Der Wirtschaftsweise Martin Werding hat vor den Folgen steigender Beiträge in der Kranken- und Pflegeversicherung gewarnt. Die Sozialabgaben "überschreiten demnächst ihren historischen Höchststand von 42,5 Prozent aus dem Jahr 2005", sagte er "Politico" mit Blick auf die am Montag beginnende Sitzung des Schätzerkreises, aus deren Prognose für die Finanzentwicklung der Krankenversicherung (GKV) sich der nötige durchschnittliche Zusatzbeitrag für 2025 ergibt.
Kassen rechnen mit einem nie dagewesenen Sprung zwischen 0,7 und einem Prozentpunkt. Auch die Pflegeversicherung dürfte sich 2025 stark verteuern. "Ein Ende dieses Anstiegs ist unter dem geltenden Recht für lange Zeit nicht in Sicht", warnte Werding, der 2022 auf Vorschlag der Arbeitgeber in den Sachverständigenrat zur Begutachtung der gesamtwirtschaftlichen Entwicklung berufen wurde.
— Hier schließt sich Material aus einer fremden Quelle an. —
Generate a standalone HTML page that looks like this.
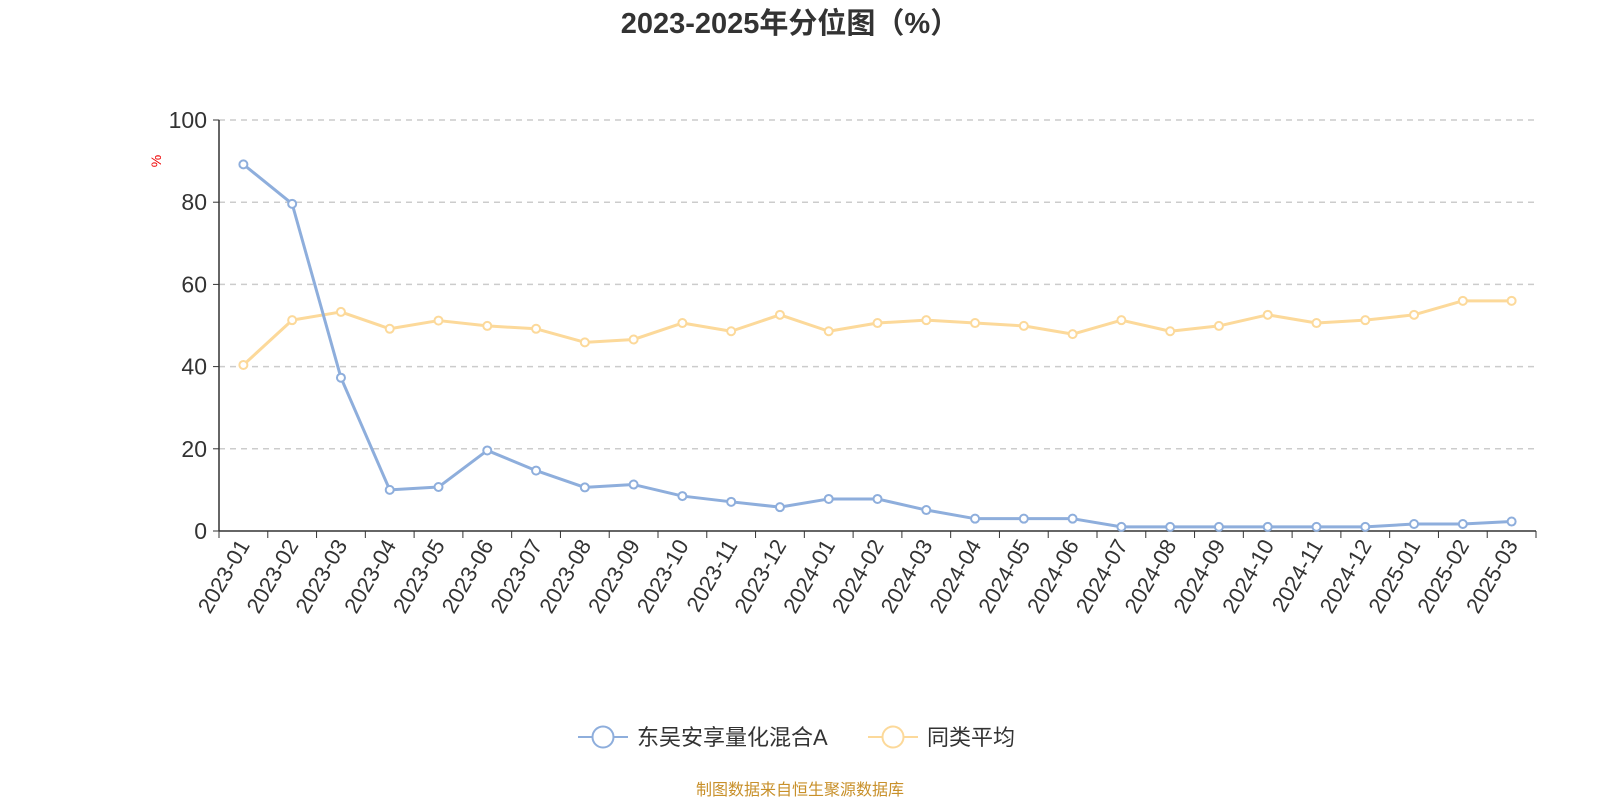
<!DOCTYPE html>
<html><head><meta charset="utf-8">
<style>
body{margin:0;background:#fff;font-family:"Liberation Sans","Noto Sans CJK SC",sans-serif;}
svg{display:block}
</style></head>
<body>
<svg id="chart" width="1600" height="800" xmlns="http://www.w3.org/2000/svg" font-family="Liberation Sans, Noto Sans CJK SC, sans-serif">
<text x="790" y="33" text-anchor="middle" font-size="29" font-weight="bold" fill="#333">2023-2025年分位图（%）</text>
<text x="0" y="0" transform="translate(161,161) rotate(-90)" text-anchor="middle" font-size="14" fill="#e00">%</text>
<g id="grid"></g><g id="axes"></g><g id="series"></g>
<g>
<g>
<line x1="578" y1="737" x2="628" y2="737" stroke="#8eaedc" stroke-width="2"/>
<circle cx="603" cy="737" r="10.5" fill="#fff" stroke="#8eaedc" stroke-width="2"/>
<text x="637" y="745" font-size="22" fill="#333">东吴安享量化混合A</text></g>
<g>
<line x1="868" y1="737" x2="918" y2="737" stroke="#fcd99a" stroke-width="2"/>
<circle cx="893" cy="737" r="10.5" fill="#fff" stroke="#fcd99a" stroke-width="2"/>
<text x="927" y="745" font-size="22" fill="#333">同类平均</text></g>
</g>
<text x="800" y="795" text-anchor="middle" font-size="16" fill="#c8902a">制图数据来自恒生聚源数据库</text>
</svg>
<script>
const categories=["2023-01","2023-02","2023-03","2023-04","2023-05","2023-06","2023-07","2023-08","2023-09","2023-10","2023-11","2023-12","2024-01","2024-02","2024-03","2024-04","2024-05","2024-06","2024-07","2024-08","2024-09","2024-10","2024-11","2024-12","2025-01","2025-02","2025-03"];
const fundValues=[89.2,79.6,37.3,10,10.7,19.6,14.7,10.6,11.3,8.5,7.1,5.8,7.8,7.8,5.1,3,3,3,1,1,1,1,1,1,1.7,1.7,2.3];
const avgValues=[40.4,51.3,53.3,49.2,51.2,49.9,49.2,45.9,46.6,50.6,48.6,52.6,48.6,50.6,51.3,50.6,49.9,47.9,51.3,48.6,49.9,52.6,50.6,51.3,52.6,56,56];
const yTicks=[0,20,40,60,80,100];
const NS="http://www.w3.org/2000/svg";
const X0=219,X1=1536,Y0=531,Y1=120;
const band=(X1-X0)/categories.length;
const xs=i=>X0+band*(i+0.5);
const ys=v=>Y0-(v/100)*(Y0-Y1);
function mk(tag,attrs,parent){const e=document.createElementNS(NS,tag);for(const k in attrs)e.setAttribute(k,attrs[k]);parent.appendChild(e);return e;}
const grid=document.getElementById('grid'),axes=document.getElementById('axes'),series=document.getElementById('series');
yTicks.forEach(t=>{
  if(t>0){const g=mk('line',{x1:X0,x2:X1,y1:ys(t),y2:ys(t),stroke:'#ccc','stroke-dasharray':'6,5','stroke-width':1.5},grid);
  
  }
  const tk=mk('line',{x1:X0-6,x2:X0,y1:ys(t),y2:ys(t),stroke:'#333'},axes);
  
  
  const l=mk('text',{x:X0-12,y:ys(t)+8,'text-anchor':'end','font-size':23,fill:'#333'},axes);
  l.textContent=t;
  
  
});
const ya=mk('line',{x1:X0,x2:X0,y1:Y1,y2:Y0,stroke:'#333','stroke-width':1.5},axes);


const xa=mk('line',{x1:X0,x2:X1,y1:Y0,y2:Y0,stroke:'#333','stroke-width':1.5},axes);


for(let i=0;i<=categories.length;i++){
  const t=mk('line',{x1:X0+band*i,x2:X0+band*i,y1:Y0,y2:Y0+7,stroke:'#333'},axes);
  
  
}
categories.forEach((c,i)=>{
  const t=mk('text',{transform:`translate(${xs(i)+7},${Y0+14}) rotate(-60)`,'text-anchor':'end','font-size':22,fill:'#333'},axes);
  t.textContent=c;
  
  
});
function drawSeries(vals,color,name){
  const p=mk('polyline',{points:vals.map((v,i)=>xs(i)+','+ys(v)).join(' '),fill:'none',stroke:color,'stroke-width':3,'stroke-linejoin':'round'},series);
  
  
  vals.forEach((v,i)=>{
    const c=mk('circle',{cx:xs(i),cy:ys(v),r:4,fill:'#fff',stroke:color,'stroke-width':2},series);
    
    
  });
}
drawSeries(avgValues,'#fcd99a','average');
drawSeries(fundValues,'#8eaedc','fund');
</script>
</body></html>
Er nannte als Gründe die demografische Alterung, neue Leistungen sowie strukturelle Probleme und forderte, den "Ausgabenanstieg mittel- bis langfristig zu bremsen." Werding fürchtet, dass sich sonst "stark steigende Beitragssätze auf die Arbeitsmarktentwicklung" durchschlagen, die für die Finanzierung des Sozialsystems eine zentrale Rolle spiele. "Dann könnten Arbeitsmarkt und Sozialfinanzen in eine echte Abwärtsspirale geraten", mahnte er.
BDA-Hauptgeschäftsführer Steffen Kampeter nannte die drohenden Beitragserhöhungen "eine Strafsteuer auf Beschäftigung in Deutschland" und übte scharfe Kritik an der Ampel-Koalition. "Karl Lauterbach legt die Hände ambitionslos in den Schoß und lässt zu, dass Arbeit in Deutschland immer teurer und unattraktiver wird", sagte er dem Nachrichtenportal. Ihm fehle der Mut zu Reformen. "Es ist Pflicht der Politik, realistische Lösungen zu finden - damit Schluss ist mit diesem dreisten Netto-Klau." Der Bundesverband mittelständische Wirtschaft (BVMW) forderte die Bundesregierung zu Reformen auf. Andernfalls werde die Wirtschaft "vollends zum Pflegefall", sagte BVMW-Hauptgeschäftsführer Christoph Ahlhaus zu "Politico".